Può un uomo solo fermare una colonna di carri armati? Siamo a Pechino ed è il 5 giugno 1989. Sono i giorni più caldi della più grande protesta scoppiata in Cina dalla Rivoluzione del 1949. La repressione governativa nei confronti di studenti, operai e intellettuali che si oppongono al regime è brutale e arriverà a causare centinaia, forse migliaia di morti in quello che è stato l’anno della crisi globale del blocco comunista mondiale.

Nel viale Changan, alle porte della gigantesca piazza Tienanmen, la tensione è alle stelle. All’improvviso, l’attenzione dei fotogiornalisti presenti si sposta su una scena ai limiti del reale: un civile vestito con una camicia bianca si ferma di fronte a una fila di quattro cingolati, bloccandone la marcia. I carri armati si fermano per qualche minuto, provano a girare attorno al rivoltoso, che per tutta risposta li blocca nuovamente facendo resistenza passiva. Il fotografo statunitense Jeff Widener vede tutto in diretta, prende la sua macchina fotografica, riesce a catturare l’immagine e la consegna all’eternità.

Tank Man, © Jeff Widener, Pechino 1989

Widener è appostato all’interno di una camera al sesto piano di un albergo che si affaccia sulla piazza, un’ottima posizione per raccontare e documentare ciò che sta accadendo nei giorni più convulsi della capitale cinese. Pur consapevole del rischio di essere scoperto dalle autorità e di essere arrestato riesce, con l’aiuto di un giovane studente americano, a consegnare il rullino con le fotografie della protesta all’Associated Press.

L’immagine fa rapidamente il giro del mondo e diventa l’icona delle proteste popolari in Cina, tanto da essere inserita dal Time nella lista delle cento fotografie più rilevanti di tutti i tempi. Eppure, se ognuno di noi ha visto questa immagine almeno una volta nella vita ed è capace di associarla immediatamente agli eventi del 1989, in Cina la tendenza è diametralmente opposta.

Il governo non permette in nessun modo che la fotografia di Tank Man circoli nella Repubblica Popolare, mettendo in atto una censura totale con l’obiettivo di cancellare dalla memoria nazionale il ricordo delle tragiche sommosse di Pechino. Oggi, in Cina, solo una esigua minoranza della popolazione è in grado di riconoscere la fotografia e di ricollegarla alla protesta di piazza Tienanmen.

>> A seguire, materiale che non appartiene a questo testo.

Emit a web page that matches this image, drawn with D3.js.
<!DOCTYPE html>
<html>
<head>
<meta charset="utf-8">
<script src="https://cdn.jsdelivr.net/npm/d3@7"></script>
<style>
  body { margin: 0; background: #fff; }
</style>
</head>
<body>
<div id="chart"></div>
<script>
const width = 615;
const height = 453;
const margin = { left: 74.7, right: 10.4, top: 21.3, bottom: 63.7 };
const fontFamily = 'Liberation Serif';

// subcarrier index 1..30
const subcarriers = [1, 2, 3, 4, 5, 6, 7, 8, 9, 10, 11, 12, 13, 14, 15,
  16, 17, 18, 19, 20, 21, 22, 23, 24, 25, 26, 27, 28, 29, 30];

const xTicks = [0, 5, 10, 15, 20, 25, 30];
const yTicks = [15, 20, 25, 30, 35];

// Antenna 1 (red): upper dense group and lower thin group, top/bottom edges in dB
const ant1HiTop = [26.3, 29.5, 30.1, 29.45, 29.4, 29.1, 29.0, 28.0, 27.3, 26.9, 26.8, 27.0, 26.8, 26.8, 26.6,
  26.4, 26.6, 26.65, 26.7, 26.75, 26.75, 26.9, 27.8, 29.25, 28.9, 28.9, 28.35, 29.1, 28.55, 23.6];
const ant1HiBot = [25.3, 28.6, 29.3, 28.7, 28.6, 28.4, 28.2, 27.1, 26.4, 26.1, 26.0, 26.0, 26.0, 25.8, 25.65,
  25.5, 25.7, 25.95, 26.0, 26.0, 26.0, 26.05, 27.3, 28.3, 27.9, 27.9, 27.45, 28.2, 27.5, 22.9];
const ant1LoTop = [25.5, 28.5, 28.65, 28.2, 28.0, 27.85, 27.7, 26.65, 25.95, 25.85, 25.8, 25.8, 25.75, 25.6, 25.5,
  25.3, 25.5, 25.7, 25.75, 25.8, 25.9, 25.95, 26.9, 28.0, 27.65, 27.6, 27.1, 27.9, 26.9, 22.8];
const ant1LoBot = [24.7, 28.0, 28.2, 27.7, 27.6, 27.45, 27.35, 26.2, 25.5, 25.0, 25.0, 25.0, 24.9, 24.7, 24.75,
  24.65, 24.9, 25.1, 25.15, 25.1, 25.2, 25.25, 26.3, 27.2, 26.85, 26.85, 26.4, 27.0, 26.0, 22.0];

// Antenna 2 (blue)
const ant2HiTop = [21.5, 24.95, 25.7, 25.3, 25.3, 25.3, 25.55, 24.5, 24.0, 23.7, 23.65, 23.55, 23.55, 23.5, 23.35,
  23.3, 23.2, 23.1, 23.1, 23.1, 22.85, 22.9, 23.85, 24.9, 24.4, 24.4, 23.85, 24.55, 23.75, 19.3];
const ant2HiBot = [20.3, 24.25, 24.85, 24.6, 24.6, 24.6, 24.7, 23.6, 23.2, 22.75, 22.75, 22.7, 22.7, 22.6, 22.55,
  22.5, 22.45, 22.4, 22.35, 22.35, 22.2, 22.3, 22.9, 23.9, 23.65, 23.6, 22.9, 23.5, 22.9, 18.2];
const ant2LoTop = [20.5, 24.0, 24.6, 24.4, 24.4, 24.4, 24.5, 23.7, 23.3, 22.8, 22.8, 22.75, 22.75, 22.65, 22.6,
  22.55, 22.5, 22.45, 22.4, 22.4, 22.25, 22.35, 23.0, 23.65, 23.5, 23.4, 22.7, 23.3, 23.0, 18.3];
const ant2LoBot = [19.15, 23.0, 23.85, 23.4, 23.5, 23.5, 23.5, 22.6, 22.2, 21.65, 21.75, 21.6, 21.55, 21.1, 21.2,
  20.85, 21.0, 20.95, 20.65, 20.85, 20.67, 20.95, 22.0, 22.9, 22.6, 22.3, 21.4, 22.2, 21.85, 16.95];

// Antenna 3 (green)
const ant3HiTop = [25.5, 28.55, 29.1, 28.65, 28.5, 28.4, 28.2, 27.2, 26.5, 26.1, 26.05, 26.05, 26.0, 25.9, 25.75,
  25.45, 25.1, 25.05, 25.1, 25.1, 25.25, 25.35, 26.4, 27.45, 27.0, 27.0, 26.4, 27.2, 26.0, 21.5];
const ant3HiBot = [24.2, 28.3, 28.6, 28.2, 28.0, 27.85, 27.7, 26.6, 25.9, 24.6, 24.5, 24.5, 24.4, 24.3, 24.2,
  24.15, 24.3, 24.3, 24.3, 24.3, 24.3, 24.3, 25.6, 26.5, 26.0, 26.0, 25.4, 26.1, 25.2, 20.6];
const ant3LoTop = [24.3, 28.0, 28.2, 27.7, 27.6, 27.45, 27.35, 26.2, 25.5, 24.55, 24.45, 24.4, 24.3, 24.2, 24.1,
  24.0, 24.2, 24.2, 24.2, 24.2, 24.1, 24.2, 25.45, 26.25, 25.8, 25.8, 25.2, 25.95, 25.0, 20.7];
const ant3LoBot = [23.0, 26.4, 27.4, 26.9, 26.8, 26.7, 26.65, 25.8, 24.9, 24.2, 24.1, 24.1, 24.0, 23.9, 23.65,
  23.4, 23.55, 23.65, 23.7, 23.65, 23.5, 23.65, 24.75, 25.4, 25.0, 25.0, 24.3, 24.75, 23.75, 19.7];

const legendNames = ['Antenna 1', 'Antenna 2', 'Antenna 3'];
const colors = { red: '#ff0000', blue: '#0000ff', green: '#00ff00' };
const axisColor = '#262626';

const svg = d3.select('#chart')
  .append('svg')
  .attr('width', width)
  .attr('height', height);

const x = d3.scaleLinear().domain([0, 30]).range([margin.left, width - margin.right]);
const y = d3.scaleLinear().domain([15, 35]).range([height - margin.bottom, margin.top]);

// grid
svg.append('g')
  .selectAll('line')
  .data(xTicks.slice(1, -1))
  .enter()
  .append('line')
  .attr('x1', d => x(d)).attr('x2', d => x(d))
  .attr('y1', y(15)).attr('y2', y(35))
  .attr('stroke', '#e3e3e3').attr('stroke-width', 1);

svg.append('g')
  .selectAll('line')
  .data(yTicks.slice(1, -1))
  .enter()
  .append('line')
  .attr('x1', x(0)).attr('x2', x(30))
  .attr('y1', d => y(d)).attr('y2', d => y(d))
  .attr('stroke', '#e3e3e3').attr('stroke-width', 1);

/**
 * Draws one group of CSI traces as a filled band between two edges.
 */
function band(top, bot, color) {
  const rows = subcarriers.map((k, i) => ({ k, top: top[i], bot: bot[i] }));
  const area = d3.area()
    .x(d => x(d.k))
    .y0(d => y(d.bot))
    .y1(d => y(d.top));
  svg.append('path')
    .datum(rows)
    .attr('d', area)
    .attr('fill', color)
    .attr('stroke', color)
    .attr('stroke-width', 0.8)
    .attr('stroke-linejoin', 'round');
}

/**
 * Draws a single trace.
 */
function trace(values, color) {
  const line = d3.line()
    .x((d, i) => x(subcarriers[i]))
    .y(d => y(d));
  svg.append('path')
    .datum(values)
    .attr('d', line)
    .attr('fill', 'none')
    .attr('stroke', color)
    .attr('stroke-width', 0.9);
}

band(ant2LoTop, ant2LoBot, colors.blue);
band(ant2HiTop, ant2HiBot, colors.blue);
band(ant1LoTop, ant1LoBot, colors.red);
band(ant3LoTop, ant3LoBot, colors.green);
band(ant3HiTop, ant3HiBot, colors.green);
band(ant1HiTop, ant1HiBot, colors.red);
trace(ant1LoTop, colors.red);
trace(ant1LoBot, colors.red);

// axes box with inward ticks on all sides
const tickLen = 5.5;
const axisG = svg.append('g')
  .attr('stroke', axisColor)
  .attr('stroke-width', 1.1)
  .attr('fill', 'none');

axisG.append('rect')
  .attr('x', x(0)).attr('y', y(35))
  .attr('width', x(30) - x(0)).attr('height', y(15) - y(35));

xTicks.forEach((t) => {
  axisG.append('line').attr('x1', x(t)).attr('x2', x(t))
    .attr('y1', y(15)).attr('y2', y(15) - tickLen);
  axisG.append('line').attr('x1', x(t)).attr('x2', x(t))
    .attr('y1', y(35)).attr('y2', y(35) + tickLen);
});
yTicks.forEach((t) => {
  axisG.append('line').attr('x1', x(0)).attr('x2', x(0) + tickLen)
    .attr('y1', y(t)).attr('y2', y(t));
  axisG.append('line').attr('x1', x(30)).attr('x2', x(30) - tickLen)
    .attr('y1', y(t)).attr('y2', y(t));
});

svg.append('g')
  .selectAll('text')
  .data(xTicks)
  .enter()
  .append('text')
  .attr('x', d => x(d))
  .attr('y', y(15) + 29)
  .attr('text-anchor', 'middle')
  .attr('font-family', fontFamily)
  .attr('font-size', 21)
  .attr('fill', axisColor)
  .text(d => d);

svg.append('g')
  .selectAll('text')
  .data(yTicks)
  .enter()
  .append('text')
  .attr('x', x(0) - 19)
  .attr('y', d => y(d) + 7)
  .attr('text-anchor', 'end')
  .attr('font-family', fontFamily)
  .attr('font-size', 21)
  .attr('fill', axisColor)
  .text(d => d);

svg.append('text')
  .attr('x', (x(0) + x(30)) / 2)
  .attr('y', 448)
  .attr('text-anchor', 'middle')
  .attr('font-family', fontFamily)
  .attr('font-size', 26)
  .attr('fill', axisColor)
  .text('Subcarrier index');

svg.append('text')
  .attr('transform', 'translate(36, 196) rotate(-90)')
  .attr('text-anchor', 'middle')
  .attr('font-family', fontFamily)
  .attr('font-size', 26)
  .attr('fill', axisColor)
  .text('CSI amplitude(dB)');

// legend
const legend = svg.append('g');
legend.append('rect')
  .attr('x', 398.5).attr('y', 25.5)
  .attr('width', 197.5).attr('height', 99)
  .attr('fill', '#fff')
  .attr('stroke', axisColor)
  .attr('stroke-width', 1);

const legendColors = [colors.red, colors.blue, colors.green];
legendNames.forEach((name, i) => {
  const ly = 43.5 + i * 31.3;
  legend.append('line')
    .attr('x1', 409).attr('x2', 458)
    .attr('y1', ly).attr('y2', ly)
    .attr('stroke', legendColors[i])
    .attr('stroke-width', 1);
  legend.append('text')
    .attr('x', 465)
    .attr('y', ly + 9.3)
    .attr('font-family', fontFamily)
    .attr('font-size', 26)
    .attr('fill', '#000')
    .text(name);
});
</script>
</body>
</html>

A conferma di questo articolato sistema di controllo Rutger van der Hoeven, ricercatore dell’univestià di Utrecht, ha condotto un’indagine su un campione di 239 cittadini cinesi a cui ha mostrato lo scatto: solo il 37 per cento di loro ha riconosciuto la fotografia di Widener e solo un intervistato su sei è stato in grado di associare l’immagine alle proteste di piazza Tienanmen.

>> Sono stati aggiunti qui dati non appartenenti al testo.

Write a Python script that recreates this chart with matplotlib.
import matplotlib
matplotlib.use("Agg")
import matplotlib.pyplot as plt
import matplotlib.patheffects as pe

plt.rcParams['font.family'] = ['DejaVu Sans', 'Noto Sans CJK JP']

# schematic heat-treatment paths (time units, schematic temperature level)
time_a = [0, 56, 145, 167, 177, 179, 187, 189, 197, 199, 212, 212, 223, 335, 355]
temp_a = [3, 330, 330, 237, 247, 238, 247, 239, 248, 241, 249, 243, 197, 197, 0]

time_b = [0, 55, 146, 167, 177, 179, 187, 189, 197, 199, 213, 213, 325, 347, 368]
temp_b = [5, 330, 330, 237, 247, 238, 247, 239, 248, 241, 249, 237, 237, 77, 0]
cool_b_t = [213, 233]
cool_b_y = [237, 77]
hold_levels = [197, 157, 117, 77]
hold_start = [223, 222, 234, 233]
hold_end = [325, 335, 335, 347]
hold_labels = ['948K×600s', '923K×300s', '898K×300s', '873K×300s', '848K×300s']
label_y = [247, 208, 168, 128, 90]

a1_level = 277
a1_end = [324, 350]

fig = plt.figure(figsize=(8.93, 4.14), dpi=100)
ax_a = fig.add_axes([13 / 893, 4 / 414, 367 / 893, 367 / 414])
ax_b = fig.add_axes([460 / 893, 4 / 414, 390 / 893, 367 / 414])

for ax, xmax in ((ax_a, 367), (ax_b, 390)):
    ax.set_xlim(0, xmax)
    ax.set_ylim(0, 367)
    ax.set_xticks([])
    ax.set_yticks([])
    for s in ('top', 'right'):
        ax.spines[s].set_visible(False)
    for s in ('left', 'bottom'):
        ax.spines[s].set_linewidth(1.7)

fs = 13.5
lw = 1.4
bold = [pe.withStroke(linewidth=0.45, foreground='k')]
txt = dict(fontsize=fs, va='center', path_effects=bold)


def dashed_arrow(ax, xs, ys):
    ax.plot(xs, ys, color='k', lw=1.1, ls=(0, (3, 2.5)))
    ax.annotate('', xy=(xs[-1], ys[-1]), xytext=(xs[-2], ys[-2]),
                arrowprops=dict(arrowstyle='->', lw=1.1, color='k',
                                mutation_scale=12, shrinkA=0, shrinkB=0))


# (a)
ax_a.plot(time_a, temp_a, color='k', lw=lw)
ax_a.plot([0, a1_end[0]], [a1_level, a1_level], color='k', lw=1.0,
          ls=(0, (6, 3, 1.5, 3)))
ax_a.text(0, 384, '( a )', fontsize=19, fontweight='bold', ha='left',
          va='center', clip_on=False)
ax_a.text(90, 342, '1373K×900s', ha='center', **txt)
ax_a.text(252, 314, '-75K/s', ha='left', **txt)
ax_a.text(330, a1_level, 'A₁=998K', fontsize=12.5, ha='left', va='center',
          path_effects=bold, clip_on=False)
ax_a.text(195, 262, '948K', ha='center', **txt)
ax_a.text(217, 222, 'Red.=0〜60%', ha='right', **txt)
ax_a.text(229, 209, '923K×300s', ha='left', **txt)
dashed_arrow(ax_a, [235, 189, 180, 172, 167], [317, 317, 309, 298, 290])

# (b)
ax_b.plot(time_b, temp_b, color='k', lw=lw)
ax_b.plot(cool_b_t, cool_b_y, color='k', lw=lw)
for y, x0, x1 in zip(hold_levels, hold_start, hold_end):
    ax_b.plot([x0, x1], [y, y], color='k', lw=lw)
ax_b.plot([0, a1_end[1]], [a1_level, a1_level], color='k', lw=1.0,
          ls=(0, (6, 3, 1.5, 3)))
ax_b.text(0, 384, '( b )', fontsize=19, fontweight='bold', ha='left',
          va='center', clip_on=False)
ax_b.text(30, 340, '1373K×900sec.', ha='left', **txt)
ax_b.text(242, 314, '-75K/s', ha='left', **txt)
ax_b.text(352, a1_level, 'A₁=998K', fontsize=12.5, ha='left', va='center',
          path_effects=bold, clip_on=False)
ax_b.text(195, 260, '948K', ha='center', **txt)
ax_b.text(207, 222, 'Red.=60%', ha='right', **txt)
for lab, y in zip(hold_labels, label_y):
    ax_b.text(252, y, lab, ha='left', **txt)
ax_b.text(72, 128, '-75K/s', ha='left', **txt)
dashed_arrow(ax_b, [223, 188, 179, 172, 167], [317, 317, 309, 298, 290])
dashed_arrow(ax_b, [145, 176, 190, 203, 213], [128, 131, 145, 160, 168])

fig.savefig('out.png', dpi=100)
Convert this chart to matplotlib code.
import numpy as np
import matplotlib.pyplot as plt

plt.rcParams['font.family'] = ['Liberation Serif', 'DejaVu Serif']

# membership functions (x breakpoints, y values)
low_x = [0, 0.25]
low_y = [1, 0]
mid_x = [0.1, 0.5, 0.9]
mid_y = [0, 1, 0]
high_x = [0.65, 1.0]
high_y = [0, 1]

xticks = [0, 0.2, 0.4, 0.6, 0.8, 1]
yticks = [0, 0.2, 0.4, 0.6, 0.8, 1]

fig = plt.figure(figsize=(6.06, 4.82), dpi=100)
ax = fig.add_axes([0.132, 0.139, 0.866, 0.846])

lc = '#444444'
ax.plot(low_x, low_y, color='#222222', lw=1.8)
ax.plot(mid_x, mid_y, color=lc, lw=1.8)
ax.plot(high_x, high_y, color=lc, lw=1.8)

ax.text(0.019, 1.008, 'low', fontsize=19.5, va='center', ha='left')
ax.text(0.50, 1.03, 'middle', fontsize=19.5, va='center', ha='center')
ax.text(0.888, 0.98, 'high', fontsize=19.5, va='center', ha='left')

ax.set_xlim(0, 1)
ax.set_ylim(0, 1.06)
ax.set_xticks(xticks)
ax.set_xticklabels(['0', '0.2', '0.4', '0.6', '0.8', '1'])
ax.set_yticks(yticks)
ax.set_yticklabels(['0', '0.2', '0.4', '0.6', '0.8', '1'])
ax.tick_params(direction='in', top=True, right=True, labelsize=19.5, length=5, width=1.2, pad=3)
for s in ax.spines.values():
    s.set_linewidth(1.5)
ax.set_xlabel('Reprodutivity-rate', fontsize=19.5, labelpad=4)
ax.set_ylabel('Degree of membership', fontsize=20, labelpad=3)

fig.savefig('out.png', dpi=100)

Una sola fotografia che immortala il gesto di un solo uomo è stata capace di mettere in seria difficoltà un intero sistema governativo, che ha dovuto costruire un imponente e complesso sistema di censura per evitare di macchiare l’immagine e la credibilità della Repubblica. Questo è un chiaro esempio di come la fotografia sia in grado di farsi carico di un messaggio sociale: documentare, raccontare e testimoniare quelle che sono le ingiusitizie e le disuguaglianze nel mondo per fare in modo che non si ripetano più.